Caleb Torres, a George Washington University student, regularly skipped meals because he didn't have enough money to buy food.
Courtesy: The Washington Pos
It’s quite unbelievable and sad really, but nearly a third of US college students —including international ones —don’t get enough to eat. That includes those studying at elite universities. Financially stretched students are being forced to choose between increasing tuition and buying food.
“I only eat one meal a day. I load up on bread, potatoes and eggs as they are cheaper. And, keep you full longer,” an Indian student, who didn’t want to be identified, told Braingainmag.com.
“Things here are too expensive. I don’t want to tell my parents,” she added, while explaining her family back in Mumbai scrimped and saved for years to support an education at an expensive American college in Boston.
To lessen the burden on her family, the Indian student said she worked 15 hours a week as a receptionist in the English language center and international student center. Visa restrictions limit where and how much international students can work.
Many other Indian and Chinese students also work to earn money for expenses like food and clothing. Xuemeng Zhao at Hampshire College in Massachusetts works four jobs and sleeps only six hours a day, he said.
Similarly, George Washington University student Caleb Torres lost seven pounds his freshman year of college — and not because he didn’t like the food in the dining hall. A first-generation college student, barely managing tuition, Torres ran out of grocery money halfway through the year and began skipping meals, reported “The Washington Post.”
He’d stretch a can of food over an entire day. Or he’d scout the George Washington University campus for events that promised free lunch or snacks. Torres told no one what he was going through, least of all his single mom.
“She had enough things to worry about,” Torres told the newspaper.
With tuition of more than $53,000 and a brand-new food court hawking poke bowls and fancy Greek yogurts, George Washington University does not outwardly look like a campus where students encounter a whiff of hunger.
Sadly, the Indian student and Torres’ plight are more common than you imagined. According to a first-of-its-kind survey released by researchers at Temple University and the Wisconsin HOPE Lab, 36% of students at 66 surveyed colleges do not get enough to eat, and a similar number lack a safe place to live.
The survey also found that nearly 1 in 10 community college students have gone a whole day without eating in the past month, while that number was over 6% among university students.
"Prices have gone up over time," said Sara Goldrick-Rab, a professor of higher education policy at Temple University and the lead author of the report. "But the rising price is just a piece. This is a systemic problem."
Goldrick-Rab, blamed “ballooning college costs, inadequate aid packages and growing enrollment among low-income students” as well as some colleges’ unwillingness to admit they have a hunger problem.

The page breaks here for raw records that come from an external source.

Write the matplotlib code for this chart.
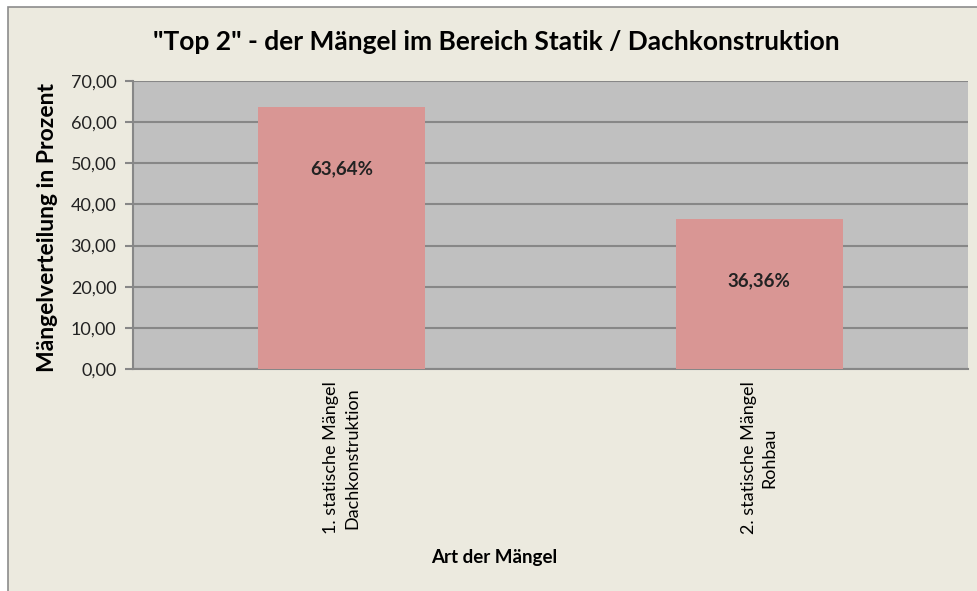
import matplotlib.pyplot as plt
from matplotlib.patches import Rectangle

categories = ["1. statische Mängel\nDachkonstruktion", "2. statische Mängel\nRohbau"]
values = [63.64, 36.36]
value_labels = ["63,64%", "36,36%"]
yticks = [0, 10, 20, 30, 40, 50, 60, 70]

bg = "#ECEADF"
plt.rcParams['font.family'] = ['Lato', 'DejaVu Sans']

fig = plt.figure(figsize=(9.78, 5.91), dpi=100)
fig.patch.set_facecolor("white")
W, H = 978, 591
fig.patches.append(Rectangle((8 / W, -0.05), 1, 1.05 - 7 / H, transform=fig.transFigure,
                             facecolor=bg, edgecolor="#8C8C8C", linewidth=1.2, zorder=-1))

ax = fig.add_axes([133 / W, 1 - 369 / H, (968 - 133) / W, (369 - 81) / H])
ax.set_facecolor("#C0C0C0")
x = range(len(categories))
bars = ax.bar(x, values, width=0.4, color="#D99694", zorder=3)
ax.set_xlim(-0.5, 1.5)
ax.set_ylim(0, 70)
ax.set_yticks(yticks)
ax.set_yticklabels([f"{v:.2f}".replace(".", ",") for v in yticks], fontsize=13, color="#222222")
ax.yaxis.grid(True, color="#878787", linewidth=1.5, zorder=1)
ax.tick_params(axis='y', length=6, color="#878787", width=1.5, pad=6)
ax.set_xticks(list(x))
ax.set_xticklabels(categories, rotation=90, fontsize=13, va="top", ha="center",
                   multialignment="center", linespacing=1.4)
ax.tick_params(axis='x', length=0, pad=9)
for s in ["top", "right"]:
    ax.spines[s].set_visible(False)
for s in ["left", "bottom"]:
    ax.spines[s].set_color("#878787")
    ax.spines[s].set_linewidth(1.5)

for b, lab in zip(bars, value_labels):
    ax.annotate(lab, (b.get_x() + b.get_width() / 2, b.get_height()),
                xytext=(0, -44), textcoords="offset points", ha="center", va="center",
                fontsize=13.5, fontweight="bold", color="#222222", zorder=4)

fig.text(496 / W, 1 - 42 / H, '"Top 2" - der Mängel im Bereich Statik / Dachkonstruktion',
         ha="center", va="center", fontsize=19, fontweight="bold")
fig.text(48 / W, 1 - 228 / H, "Mängelverteilung in Prozent", rotation=90,
         ha="center", va="center", fontsize=16.5, fontweight="bold")
fig.text(494 / W, 1 - 557 / H, "Art der Mängel", ha="center", va="center",
         fontsize=13.5, fontweight="bold")

fig.savefig("out.png", dpi=100, facecolor=fig.get_facecolor())
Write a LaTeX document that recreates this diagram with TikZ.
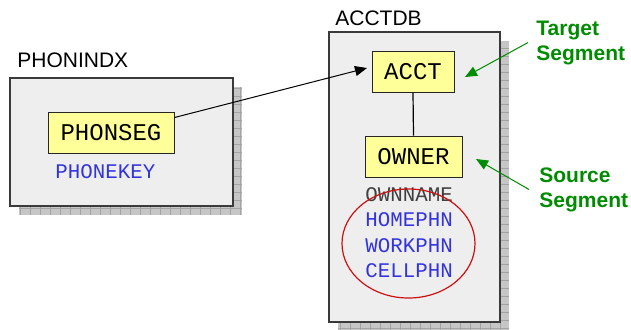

The first blow, landing hard on students has been a rapid state of disinvestment in US higher education, leading to a sharp increase in tuition. US states that claim they can’t afford to support their higher education systems have passed the burden to families that can afford it even less, noted Goldrick-Rab who is also the author of the book, Paying the Price: College Costs, Financial Aid, and the Betrayal of the American Dream.
Goldrick-Rab and researchers at Temple University in Philadelphia pored over data from 43,000 students at 66 American colleges. They channeled the US Department of Agriculture's yardstick for measuring hunger. That means thousands of students they classified as having "low food security" aren't “merely avoiding the dining hall or saving lunch money for beer.” Problematically, they are so broke that they're skipping meals, and are starving because they don't have enough money to buy food.
The University of California which has a large international student contingent has found that 40% of its students suffer “food insecurity.”
However, struggling students got a reprieve when the University of California, Irvine opened the largest food pantry in the 10-campus University of California system. The 1,800-square-foot FRESH Basic Needs Hub houses shelves of canned and dried foods, frozen items, toiletries and a kitchenette. It's a spacious place, with areas where students can sit and talk.
The University of California campuses have led the way by opening food pantries, arranging emergency funding, starting organic gardens and participating in "Swipe Out Hunger" programs that allow students to donate extra money on their meal plans to students in need.
California, New York, and Texas are the top destinations for international students, with New York University, the University of Southern California and Northeastern University in Boston the schools enrolling the most foreign students.
The Tisch School of the Arts has tentative plans to open a food pantry in the near future, a long-desired step among activists aiming to combat chronic hunger among New York University students.
To people who dismiss the food problem and believe instant ramen is a college staple, NYU activists say, "A student should not eat Top Ramen and be malnourished. We can no longer accept that as reality."